NEW YORK (CNNMoney) -- U.S. stocks were set to open lower Thursday, following stimulus and rate cuts by central banks in Europe and China.
The Dow Jones industrial average (), S&P 500 ( ) and Nasdaq ( ) futures were slightly lower. Stock futures indicate the possible direction of the markets when they open at 9:30 a.m. ET.
Thursday has been a big day for central bank intervention. The European Central Bank lowered its key interest rate by a quarter percentage point to 0.75%. The Bank of England decided to flood the market with British pounds through quantitative easing, increasing asset purchases by £50 billion ($78.1 billion).
The People's Bank of China also cut several key interest rates for the second time in less than a month, bringing its lending rate down by 0.31 percentage point to 6%.

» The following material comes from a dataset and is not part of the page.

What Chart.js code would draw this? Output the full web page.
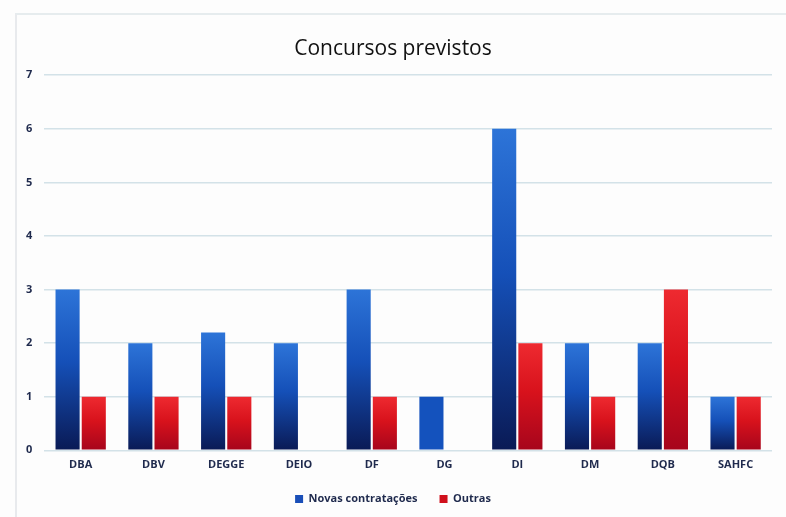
<!DOCTYPE html>
<html>
<head>
<meta charset="utf-8">
<script src="https://cdn.jsdelivr.net/npm/chart.js@4.4.1/dist/chart.umd.min.js"></script>
<style>
    body { margin: 0; background: #fdfdfd; }
    #wrap { position: relative; width: 786px; height: 517px; }
    #frame {
        position: absolute; left: 15px; top: 13px; right: 0; bottom: 0;
        border-left: 2px solid #e8eaed; border-top: 2px solid #e6ecee;
    }
    canvas { position: absolute; left: 0; top: 0; }
</style>
</head>
<body>
<div id="wrap">
    <div id="frame"></div>
    <canvas id="chart" width="786" height="517"></canvas>
</div>
<script>
// chart data
const categories = ['DBA', 'DBV', 'DEGGE', 'DEIO', 'DF', 'DG', 'DI', 'DM', 'DQB', 'SAHFC'];
const novasContratacoes = [3, 2, 2.2, 2, 3, 1, 6, 2, 2, 1];
const outras = [1, 1, 1, 0, 1, 0, 2, 1, 3, 1];
const yTicks = [0, 1, 2, 3, 4, 5, 6, 7];

const tickColor = '#1f2a4d';

// vertical gradient per bar, from its top to the baseline
function barGradient(context, light, mid, dark) {
    const chart = context.chart;
    if (!chart.chartArea || context.type !== 'data') return dark;
    const yScale = chart.scales.y;
    const top = yScale.getPixelForValue(context.raw);
    const bottom = yScale.getPixelForValue(0);
    if (bottom - top < 1) return dark;
    const g = chart.ctx.createLinearGradient(0, top, 0, bottom);
    g.addColorStop(0, light);
    g.addColorStop(0.45, mid);
    g.addColorStop(1, dark);
    return g;
}

document.addEventListener('DOMContentLoaded', function() {
    new Chart(document.getElementById('chart'), {
        type: 'bar',
        data: {
            labels: categories,
            datasets: [{
                label: 'Novas contratações',
                data: novasContratacoes,
                backgroundColor: function(context) {
                    // the DG bar in the scan is a flat blue
                    if (context.dataIndex === 5) return '#1452bd';
                    return barGradient(context, '#2d74d8', '#1550b8', '#0a1a55');
                },
                categoryPercentage: 0.72,
                barPercentage: 0.92
            }, {
                label: 'Outras',
                data: outras,
                backgroundColor: function(context) {
                    return barGradient(context, '#ee2a30', '#d8121c', '#a6051c');
                },
                categoryPercentage: 0.72,
                barPercentage: 0.92
            }]
        },
        options: {
            responsive: false,
            animation: false,
            layout: {
                padding: { left: 14, right: 14, top: 36, bottom: 2.5 }
            },
            scales: {
                x: {
                    grid: { display: false },
                    border: { display: false },
                    ticks: {
                        color: tickColor,
                        font: { family: 'Open Sans', size: 11, weight: 'bold' },
                        padding: 0
                    }
                },
                y: {
                    min: 0,
                    max: 7,
                    afterBuildTicks: function(axis) {
                        axis.ticks = yTicks.map(v => ({ value: v }));
                    },
                    grid: {
                        color: '#d3e2e8',
                        lineWidth: 1.5,
                        drawTicks: false
                    },
                    border: { display: false },
                    ticks: {
                        color: tickColor,
                        font: { family: 'Open Sans', size: 11, weight: 'bold' },
                        padding: 12
                    }
                }
            },
            plugins: {
                title: {
                    display: true,
                    text: 'Concursos previstos',
                    color: '#111',
                    font: { family: 'Open Sans', size: 21, weight: 'normal' },
                    padding: { top: 0, bottom: 14 }
                },
                legend: {
                    position: 'bottom',
                    labels: {
                        color: tickColor,
                        font: { family: 'Open Sans', size: 11, weight: 'bold' },
                        boxWidth: 8,
                        boxHeight: 8,
                        padding: 22,
                        generateLabels: function(chart) {
                            const fills = ['#1a4fb8', '#d0101c'];
                            return chart.data.datasets.map((ds, i) => ({
                                text: ds.label,
                                fillStyle: fills[i],
                                strokeStyle: fills[i],
                                lineWidth: 0,
                                fontColor: tickColor,
                                datasetIndex: i,
                                hidden: false
                            }));
                        }
                    }
                },
                tooltip: { enabled: false }
            }
        }
    });
});
</script>
</body>
</html>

Rate cuts by so many central banks are likely to give markets a temporary boost, said Mark Helweg, president of financial software maker MicroQuant. But given that interest rates have been pushed to record lows, Helweg warned investor confidence could be shaken if it looks like central banks are running out of ideas.

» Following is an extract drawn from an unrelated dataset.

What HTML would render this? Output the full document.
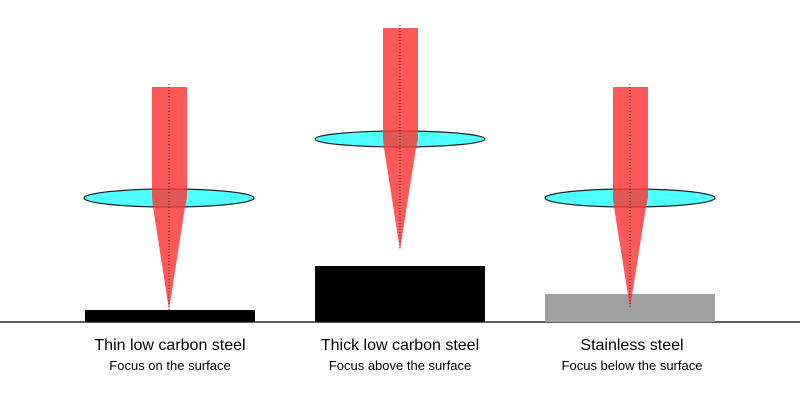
<!DOCTYPE html>
<html><head><style>body{margin:0;background:#fff}</style></head><body>
<svg width="800" height="400" xmlns="http://www.w3.org/2000/svg" font-family="Liberation Sans, sans-serif">
<rect width="800" height="400" fill="#fff"/>
<line x1="0" y1="322" x2="800" y2="322" stroke="#000" stroke-width="1.2"/>
<rect x="85" y="310" width="170" height="12" fill="#000"/>
<rect x="315" y="266" width="170" height="56" fill="#000"/>
<rect x="545" y="294" width="170" height="28" fill="#a0a0a0"/>
<g id="a">
<ellipse cx="169" cy="198" rx="85" ry="9" fill="#4dffff" stroke="#222" stroke-width="1.2"/>
<polygon points="152,87 187,87 187,198 185,207 169,310 153,207 152,198" fill="#ff3333" fill-opacity="0.82"/>
<line x1="169" y1="84" x2="169" y2="310" stroke="#333" stroke-width="1" stroke-dasharray="1,2"/>
</g>
<g>
<ellipse cx="400" cy="139" rx="85" ry="8" fill="#4dffff" stroke="#222" stroke-width="1.2"/>
<polygon points="383,28 418,28 418,139 416,148 400,250 384,148 383,139" fill="#ff3333" fill-opacity="0.82"/>
<line x1="400" y1="25" x2="400" y2="250" stroke="#333" stroke-width="1" stroke-dasharray="1,2"/>
</g>
<g>
<ellipse cx="630" cy="198" rx="85" ry="9" fill="#4dffff" stroke="#222" stroke-width="1.2"/>
<polygon points="613,87 648,87 648,198 646,207 630,308 614,207 613,198" fill="#ff3333" fill-opacity="0.82"/>
<line x1="630" y1="84" x2="630" y2="308" stroke="#333" stroke-width="1" stroke-dasharray="1,2"/>
</g>
<g text-anchor="middle" fill="#000">
<text x="170" y="350" font-size="16">Thin low carbon steel</text>
<text x="170" y="370" font-size="13">Focus on the surface</text>
<text x="400" y="350" font-size="16">Thick low carbon steel</text>
<text x="400" y="370" font-size="13">Focus above the surface</text>
<text x="632" y="350" font-size="16">Stainless steel</text>
<text x="632" y="370" font-size="13">Focus below the surface</text>
</g>
</svg>
</body></html>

"If they fail to hold those gains, all this could be perceived as a negative," he said. "What else can central banks do? Where else can they go?"
Meanwhile, Spain sold €3 billion ($3.8 billion) in 3- and 10-year bonds Thursday -- the first auction since last week's eurozone summit. Yields on the 10-year bond moved up to 6.54% but stayed below peak levels hit in June.
On the domestic front, investors head into Thursday with the U.S. labor market in focus.
First-time unemployment claims for the week that ended June 30 came in at 374,000, down 14,000 from the prior week. The Labor Department's figures were just below economists' expectations.
Payroll-processing firm Automatic Data Processing reported U.S. private-sector jobs rose by 176,000 in June, beating expectations.
The ADP report could raise expectations of Friday's government jobs report for June. Analysts surveyed by CNNMoney expect that the U.S. economy added just 80,000 jobs last month.
The morning started on a positive note as planned job cuts fell in June to a 13-month low of 37,551 job cuts. The figure is lower than last month's numbers and 9.4% below what it was in June last year, according to global outplacement consulting firm Challenger, Gray & Christmas.
U.S. stocks rallied on a holiday-shortened trading day Tuesday, as investors reacted to strong auto sales and an increase in factory orders for May. U.S. markets were closed Wednesday for Independence Day.
World markets: European stocks were slightly higher in afternoon trading. Britain's FTSE 100 ( ) rose 0.3%, the DAX ( ) in Germany added 0.2% and France's CAC 40 ( ) remained flat.
Asian markets ended mixed. The Shanghai Composite () lost 1.2% and Japan's Nikkei ( ) slid 0.3%, while the Hang Seng ( ) in Hong Kong rose 0.5%.
Economy: A purchasing managers' survey of the services sector in June is due at 10 a.m. ET from the Institute for Supply Management. The index is expected to come in at 53, down from 53.7 in May. Any reading above 50 signals expansion.
Oil for August delivery rose 99 cents to $88.65 a barrel.
Gold futures for August delivery fell 70 cents to $1,621.10 an ounce.
Bonds: The price on the benchmark 10-year U.S. Treasury rose, pushing the yield down to 1.59% from 1.63% late Tuesday.